Tuesday, March 13, 2012

Are They Really Dead?

I'm reading a book called A River Lost: The life and death of the Columbia, by Blaine Harden.

Mr. Harden is a native of Washington who laments the changes that have changed the nature of the Columbia River from the pristine state that Lewis and Clark found to the present day. He is especially critical of the Bureau of Reclamation and the work performed during the Great Depression of the 1930's when the Grand Coulee Dam and other dams were built. The engineers at the GC Dam were cavalier about the effects the dam would have on salmon, native Americans, and the price we would all pay for pouring water into what had been an inhospitable desert in and around Grant County. 

While the economic miracle that followed cannot be denied, now 70 years later the costs of this change, in Harden's treatise, are not worth the benefits. He laments the sense of entitlement the farmers of central Washington have with respect to the water they receive from the dams, while these same farmers openly detest the federal government and the "meddling influence" of the West-siders.  The hypocrisy he finds ridiculous.

As a son of the State of Washington and as a person who grew up through the development and construction of the dams on the Snake River, I share the sense of history that Mr. Harden refers to in his narrative. I used to visit the very bottom of the Snake River Canyon when I was a boy, camping with the Boy Scouts in an area that was slated to be flooded when the dams were completed. I have driven the road in this same area today that was built just above the full pool level between Wawaii and Clarkston. I recall the look the rim had in the winter where we were relatively warm in the bottom of the treeless and barren canyon, when the snow above was beautiful and glistened in the morning sun. The change from then to now is stark and dramatic.

I used the ferry at Lyons Ferry before the dam was built, when the "ferry" was a rickety platform connected to a wire rope, where a fin dipped into the Snake River was tilted towards the far shore so that the movement of the water would propel the 2-3 cars that would fit on the platform from one side to the other. Today Lyons Ferry has a high rise bridge that spans this gap, and you can travel from the south to the north side of the river at a comfortable 60 MPH in your car, never knowing how precarious it felt just 50 years ago to make this same crossing.

Lewiston ID is a port, just the same as Everett is a port.

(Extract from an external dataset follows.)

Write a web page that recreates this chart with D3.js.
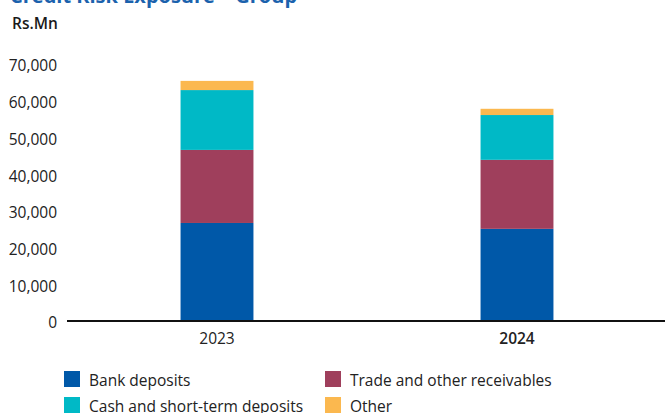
<!DOCTYPE html>
<html lang="en">
<head>
	<meta charset="UTF-8">
	<title>Credit Risk Exposure - Group</title>
	<script src="https://cdn.jsdelivr.net/npm/d3@7"></script>
	<style>
		body{
			margin:0;
			background:#fff;
		}
		svg{
			display:block;
			font-family:"Open Sans", sans-serif;
		}
	</style>
</head>
<body>
	<svg id="chart" width="665" height="413"></svg>
	<script>
		// values, Rs.Mn
		var years = ["2023", "2024"];
		var seriesNames = ["Bank deposits", "Trade and other receivables", "Cash and short-term deposits", "Other"];
		var bankDeposits = [26700, 25100];
		var tradeReceivables = [19900, 18800];
		var cashDeposits = [16300, 12200];
		var other = [2500, 1700];
		var yTicks = [0, 10000, 20000, 30000, 40000, 50000, 60000, 70000];
		var colors = ["#0058a8", "#9f3f5c", "#00b9c6", "#fbb84f"];

		var svg = d3.select("#chart");
		var rows = years.map(function(y, i){
			return {year:y, "Bank deposits":bankDeposits[i], "Trade and other receivables":tradeReceivables[i],
				"Cash and short-term deposits":cashDeposits[i], "Other":other[i]};
		});
		var stacked = d3.stack().keys(seriesNames)(rows);

		var x = d3.scaleBand().domain(years).range([67, 667]).paddingInner(0.757).paddingOuter(0.3785);
		var y = d3.scaleLinear().domain([0, 70000]).range([321, 64]);

		// title, partly off the top edge
		svg.append("text")
			.attr("x", 10).attr("y", 3)
			.attr("fill", "#1b62ad")
			.attr("font-weight", "bold")
			.attr("font-size", 20)
			.text("Credit Risk Exposure \u2013 Group");
		svg.append("text")
			.attr("x", 12).attr("y", 29)
			.attr("fill", "#1a1a1a")
			.attr("font-weight", 600)
			.attr("font-size", 15.5)
			.text("Rs.Mn");

		// bars
		svg.append("g").selectAll("g")
			.data(stacked).enter().append("g")
			.attr("fill", function(d, i){ return colors[i]; })
			.selectAll("rect")
			.data(function(d){ return d; }).enter().append("rect")
			.attr("x", function(d){ return x(d.data.year); })
			.attr("width", x.bandwidth())
			.attr("y", function(d){ return y(d[1]); })
			.attr("height", function(d){ return y(d[0]) - y(d[1]); });

		// y labels
		var yAxis = svg.append("g")
			.attr("transform", "translate(67,2)")
			.call(d3.axisLeft(y).tickValues(yTicks).tickSize(0).tickPadding(10)
				.tickFormat(function(d){ return d3.format(",")(d); }));
		yAxis.select(".domain").remove();
		yAxis.selectAll("text")
			.attr("font-family", "'Open Sans', sans-serif")
			.attr("font-size", 15.5)
			.attr("fill", "#222");

		// x axis line
		var xAxis = svg.append("g")
			.attr("transform", "translate(0,321)")
			.call(d3.axisBottom(x).tickSize(0).tickPadding(12));
		xAxis.select(".domain")
			.attr("d", "M67,0H665")
			.attr("stroke", "#111")
			.attr("stroke-width", 2);
		xAxis.selectAll("text")
			.attr("font-family", "'Open Sans', sans-serif")
			.attr("font-size", 15.5)
			.attr("fill", "#222")
			.attr("font-weight", function(d){ return d == "2024" ? 600 : 400; });

		// legend
		var legend = svg.append("g").selectAll("g")
			.data(seriesNames).enter().append("g")
			.attr("transform", function(d, i){
				return "translate(" + (i % 2 ? 325 : 64) + "," + (371 + Math.floor(i / 2) * 26) + ")";
			});
		legend.append("rect")
			.attr("width", 16).attr("height", 16)
			.attr("fill", function(d){ return colors[seriesNames.indexOf(d)]; });
		legend.append("text")
			.attr("x", 25).attr("y", 14.5)
			.attr("font-size", 15.5)
			.attr("fill", "#222")
			.text(function(d){ return d; });
	</script>
</body>
</html>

Barge traffic from Lewiston allows grain and minerals to pass hundreds of miles to Portland and Astoria through the locks, down the Snake, and into the Columbia. Harden makes the point that this could only happen if the dams and dredging were built with public funds, and the beneficiaries are farmers and mining companies that have paid next to nothing for this service. Without this water-based cartage method it would cost roughly $0.10 more per bushel to carry wheat and lentils to market using trucks and trains. Is the loss of the "Wild River" and the loss of the salmon runs in the Snake River worth the seemingly minor cost savings this offers to a few?

If I were to mention just a few of the things we have lost with the development of the Columbia and Snake Rivers, I might list:
1. Archeological evidence of native Americans in the Snake and Columbia River basins
2. Loss of salmon runs and habitat, esp. in the upper reaches of the rivers
3. Loss of "lifestyle" for native Americans dependent on salmon

If I were to list things we have gained, I might list:
1. Flood control on the rivers involved
2. Electrical power at the lowest cost in North America
3. Power to drive the manufacturing economy of the PNW, esp. in WWII
4. Cheap water transportation
5. Recreation on "pools" instead of raging rivers
6. Irrigation of semi-arid lands that would not otherwise sustain agriculture
7. Farming and manufacturing that sustain communities and economies that would not otherwise exist

So, what is the question? I think it is our old friend, What is the impact of so many people in the world? If we are going to have so many people we are going to need power, and water, and food, and communities, and to provide these we need to harness the natural resources we have and turn them to our mutual benefit.

What do you think?

Ps: Shall we organize a trip to eastern Washington to see all these wonders? I would love to lead a group on a 2-3 day trip!